At a press briefing on March 22, Donald Trump announced: “We’re at war, in a true sense we’re at war, and we are fighting an invisible enemy.” Yet viruses are not sovereign nations; they don’t have armies, navies or air forces. They might not even be alive. So perhaps war is not only an inadequate metaphor, but one that is fundamentally flawed.
The bellicose terms used to make sense of COVID-19 stem from a series of profound changes in medical thinking sparked by the cholera epidemics that beset Europe during the 19th century. Because the repeated waves of infection appeared to track back from India along colonial trade routes, they quickly assumed the status of “invasions.” In response, a series of International Sanitary Conferences—forerunners of the World Health Organization—convened between 1851 and 1911. These conferences brought together medical and scientific experts, diplomats, lawyers and military leaders to debate how to implement the only viable strategies then available against the rapid spread of infections: quarantine, cordon sanitaire and fumigation. These remain among our most viable responses even today.

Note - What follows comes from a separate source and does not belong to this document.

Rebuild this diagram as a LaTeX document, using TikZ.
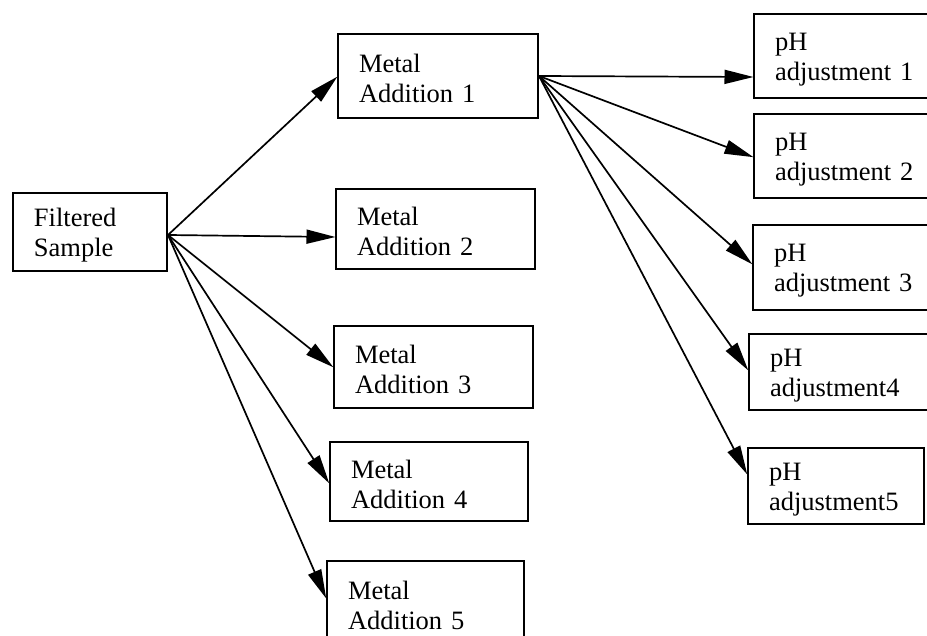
\documentclass[tikz,border=0pt]{standalone}
\usepackage{fontspec}
\setmainfont{Liberation Serif}
\usetikzlibrary{arrows.meta}
\begin{document}
\begin{tikzpicture}[x=1pt,y=-1pt,
  box/.style={draw, line width=2pt, rectangle, anchor=north west, align=left,
    inner xsep=20pt, inner ysep=0pt,
    font=\fontsize{26.5}{30}\selectfont},
  conn/.style={line width=1.7pt, -{Triangle[length=29pt,width=14pt]}, shorten >=-0.5pt}]
\useasboundingbox (0,0) rectangle (927,636);
% boxes: (x1,y1) with width/height
\newcommand{\mybox}[6]{%
  \node[box, minimum width=#4pt, minimum height=#5pt, text width=#4pt-42pt] (#1) at (#2,#3) {\rule{0pt}{24pt}#6};}
\mybox{f}{12}{192}{154}{78}{Filtered\\Sample}
\mybox{m1}{337}{33}{200}{84}{Metal\\Addition 1}
\mybox{m2}{335}{188}{199}{80}{Metal\\Addition 2}
\mybox{m3}{333}{325}{199}{82}{Metal\\Addition 3}
\mybox{m4}{329}{441}{198}{79}{Metal\\Addition 4}
\mybox{m5}{326}{560}{197}{84}{Metal\\Addition 5}
\mybox{p1}{753}{13}{190}{84}{pH\\adjustment 1}
\mybox{p2}{753}{113}{190}{84}{pH\\adjustment 2}
\mybox{p3}{752}{224}{190}{85}{pH\\adjustment 3}
\mybox{p4}{748}{333}{190}{76}{pH\\adjustment4}
\mybox{p5}{747}{447}{176}{76}{pH\\adjustment5}
% connection points
\coordinate (fo) at (f.east |- 0,235);
\coordinate (mo) at (m1.east |- 0,76);
\coordinate (i1) at (m1.west |- 0,77);
\coordinate (i2) at (m2.west |- 0,237);
\coordinate (i3) at (m3.west |- 0,367);
\coordinate (i4) at (m4.west |- 0,483);
\coordinate (i5) at (m5.west |- 0,598);
\coordinate (j1) at (p1.west |- 0,77);
\coordinate (j2) at (p2.west |- 0,157);
\coordinate (j3) at (p3.west |- 0,264);
\coordinate (j4) at (p4.west |- 0,370);
\coordinate (j5) at (p5.west |- 0,474);
\foreach \t in {i1,i2,i3,i4,i5} \draw[conn] (fo) -- (\t);
\foreach \t in {j1,j2,j3,j4,j5} \draw[conn] (mo) -- (\t);
\end{tikzpicture}
\end{document}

Fusing the military imagery embedded in the popular representations of cholera with the legal rhetoric of the International Sanitary Conferences, Russian zoologist Elie Metchnikoff (1845–1916) characterized “immunity” as a form of “host defense.” Metchnikoff’s innovation shifted the primary locus of medical intervention from the collective to the individual. This metaphor became infused into modern medicine and informs the notion that our immune systems defend us against disease.
Metchnikoff’s formulation of immunity-as-defense helped to explain the new vaccines that were being developed at the time, but this narrow perspective overlooked how collectives contribute to the progression of disease. It assumed that if an individual could be vaccinated, that would solve the collective problem. However, individual organisms are not singularities; we only exist in complicated contexts with other living beings both near and far. Indeed, that’s why we are now exhorted to wash our hands, to maintain social distance and to avoid unnecessary physical contact. That’s literally what contagion means: touching together.

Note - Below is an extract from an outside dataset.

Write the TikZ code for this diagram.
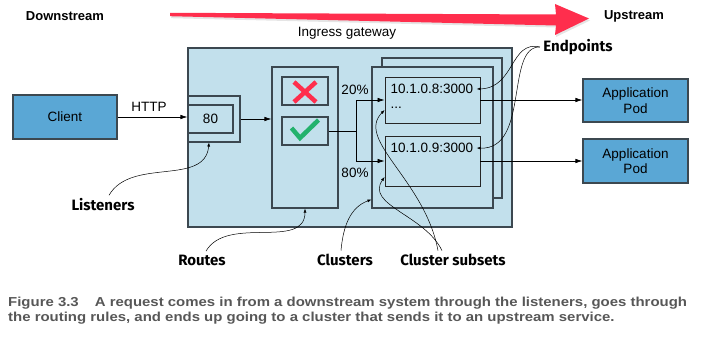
\documentclass[tikz,border=0pt]{standalone}
\usepackage{fontspec}
\setmainfont{Liberation Sans}
\newfontfamily\notefont{Fira Sans}
\newfontfamily\capfont[FakeStretch=1.15]{Liberation Sans}
\usetikzlibrary{arrows.meta,positioning}

\definecolor{gwblue}{HTML}{C2E0EC}
\definecolor{podblue}{HTML}{5AA7D5}
\definecolor{edge}{HTML}{3C4850}
\definecolor{flowred}{HTML}{FF2E4D}
\definecolor{okgreen}{HTML}{23B26D}
\definecolor{capgray}{HTML}{575757}

\begin{document}
\begin{tikzpicture}[
  x=1pt, y=-1pt,
  box/.style={draw=edge,line width=1.1pt,fill=gwblue,inner sep=0pt},
  pod/.style={box,fill=podblue,align=center,font=\fontsize{13.5}{15.5}\selectfont},
  subbox/.style={draw=black!85,line width=0.8pt,fill=gwblue,inner sep=0pt},
  txt/.style={font=\fontsize{13.5}{15.5}\selectfont},
  hdr/.style={font=\bfseries\fontsize{13}{15}\selectfont},
  lbl/.style={font=\notefont\bfseries\fontsize{15}{17}\selectfont},
  captxt/.style={font=\capfont\bfseries\fontsize{13}{15}\selectfont,text=capgray,inner sep=0pt},
  flow/.style={-{Latex[length=7pt,width=4.5pt]},line width=0.7pt},
  note/.style={-{Latex[length=4pt,width=3pt]},line width=0.5pt}
]
  \useasboundingbox (0,0) rectangle (701,337);

  % downstream -> upstream
  \fill[black,opacity=0.10] (171,14.8) -- (557,16.5) -- (556,6) -- (590,20.5) -- (556,37) -- (557,27.5) -- (171,18.2) -- cycle;
  \fill[flowred] (170,12.8) -- (556,14.5) -- (555,4) -- (589,18.5) -- (555,35) -- (556,25.5) -- (170,16.2) -- cycle;
  \node[hdr] (down) at (65,16) {Downstream};
  \node[hdr] (up) at (634,16) {Upstream};

  % gateway
  \node[box,minimum width=324pt,minimum height=179pt] (gw) at (350,137.5) {};
  \node[txt] (ingr) at (347,33) {Ingress gateway};

  \node[pod,minimum width=104pt,minimum height=44pt] (client) at (65,117) {Client};
  \node[txt] (http) at (149,107) {HTTP};

  % listener
  \node[box,minimum width=52pt,minimum height=46pt] (lsn) at (214,119) {};
  \node[box,minimum width=45pt,minimum height=28pt,txt] (port) at (210.5,119) {80};

  % routes
  \node[box,minimum width=66pt,minimum height=141pt] (rte) at (305,137.5) {};
  \node[box,minimum width=46pt,minimum height=28pt] (deny) at (305,91) {};
  \node[box,minimum width=46pt,minimum height=28pt] (chk) at (305,131) {};
  \draw[flowred,line width=4.5pt] (294,82) -- (316,102) (316,82) -- (294,102);
  \draw[okgreen,line width=4.5pt] (291.5,128) -- (300,138) -- (318.5,120);

  % clusters
  \node[box,minimum width=120pt,minimum height=140pt] (clb) at (442,128) {};
  \node[box,minimum width=121pt,minimum height=141pt] (clf) at (432.5,137.5) {};
  \node[subbox,minimum width=95pt,minimum height=46pt] (sub1) at (432.5,100) {};
  \node[subbox,minimum width=95pt,minimum height=50pt] (sub2) at (432.5,161) {};
  \node[txt,anchor=west] (ep1) at (387,89) {10.1.0.8:3000};
  \node[txt,anchor=west] (dots) at (387,108) {...};
  \node[txt,anchor=west] (ep2) at (387,148) {10.1.0.9:3000};

  % pods
  \node[pod,minimum width=105pt,minimum height=43pt] (pod1) at (635.5,100.5) {Application\\Pod};
  \node[pod,minimum width=105pt,minimum height=44pt] (pod2) at (635.5,161) {Application\\Pod};

  % traffic
  \draw[flow] (client.east) -- (client.east -| lsn.west);
  \draw[flow] (lsn.east) -- (lsn.east -| rte.west);
  \coordinate (split) at (356,131);
  \draw[line width=0.7pt] (chk.east) -- (split);
  \draw[flow] (split) |- (sub1.west);
  \draw[flow] (split) |- (sub2.west);
  \node[txt] (p20) at (355,90) {20\%};
  \node[txt] (p80) at (355,173) {80\%};
  \draw[flow] (sub1.east) -- (sub1.east -| pod1.west);
  \draw[flow] (sub2.east) -- (sub2.east -| pod2.west);

  % callouts
  \node[lbl] (lis) at (103,205) {Listeners};
  \node[lbl] (rts) at (202,260) {Routes};
  \node[lbl] (cls) at (345,260) {Clusters};
  \node[lbl] (css) at (453,260) {Cluster subsets};
  \node[lbl] (endp) at (578,47) {Endpoints};
  \draw[note] ([xshift=6pt]lis.north) to[out=60,in=-95] ([xshift=-5pt]lsn.south);
  \draw[note] ([xshift=4pt]rts.north) to[out=60,in=-90] (rte.south);
  \draw[note] ([xshift=-4pt]cls.north) to[out=85,in=200] ([yshift=9pt]clf.south west);
  \draw[note] ([xshift=-15pt]css.north) .. controls (425,180) and (355,140) .. ([yshift=-10pt]sub1.west);
  \draw[note] ([xshift=-11pt]css.north) .. controls (425,215) and (365,205) .. ([yshift=-16pt]sub2.west);
  \draw[note] (endp.west) .. controls (510,40) and (515,88) .. (ep1.east);
  \draw[note] (endp.west) .. controls (505,46) and (530,150) .. (ep2.east);

  % caption
  \node[captxt,anchor=base west] (cap1) at (8,306) {Figure 3.3\hspace{16pt}A request comes in from a downstream system through the listeners, goes through};
  \node[captxt,anchor=base west] (cap2) at (8,321) {the routing rules, and ends up going to a cluster that sends it to an upstream service.};
\end{tikzpicture}
\end{document}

While we might assume that our immune systems should defend us against pathogenic microbes, our communal systems actually do much of the heavy lifting to keep us healthy or to help us heal. When these collective capacities are not maintained, or when they fail, they reveal the unequal vulnerabilities to which different individuals are exposed.
Communal systems support immune systems at very basic levels. As the disproportionate numbers of people of color, of working people and of incarcerated people afflicted by COVID-19 show us, an individual’s capacity to heal depends not only upon the organism’s innate capacity to sustain its vitality in the face of interactions with microbes. This healing capacity itself depends upon social and environmental resources, like adequate food and shelter, as well as ongoing health care throughout one’s life.
Immune systems cannot adequately “defend” us in the absence of such communal systems. The strong correlation between comorbidities and severe symptoms of COVID-19, as well as the unequal distributions of these cofactors across racial, ethnic and class differences, proves this point. Individual immunity presupposes community. Unfortunately, at the same time, the use of immunity to frame our responses to the pandemic can allow us to neglect this communal context.
Today’s political leaders still rely on metaphors of immunity and military defense to think about infectious diseases, but this fails to account for the ways in which a collective action—or the lack thereof—can either enhance or mitigate the spread of disease. But isn’t this the lesson we need to learn most from the current pandemic? That taking care of each other is actually another way to take care of ourselves; not just in times of sickness, but in those moments when we take health most for granted.
There are no enemies in pandemics, and this is not a war. Rather it’s an occasion for us to develop new ways to live together that can mitigate our common vulnerabilities as living beings. Perhaps it’s not only time to support our immune systems, but also to ramp up our communal systems. You can’t have one without the other.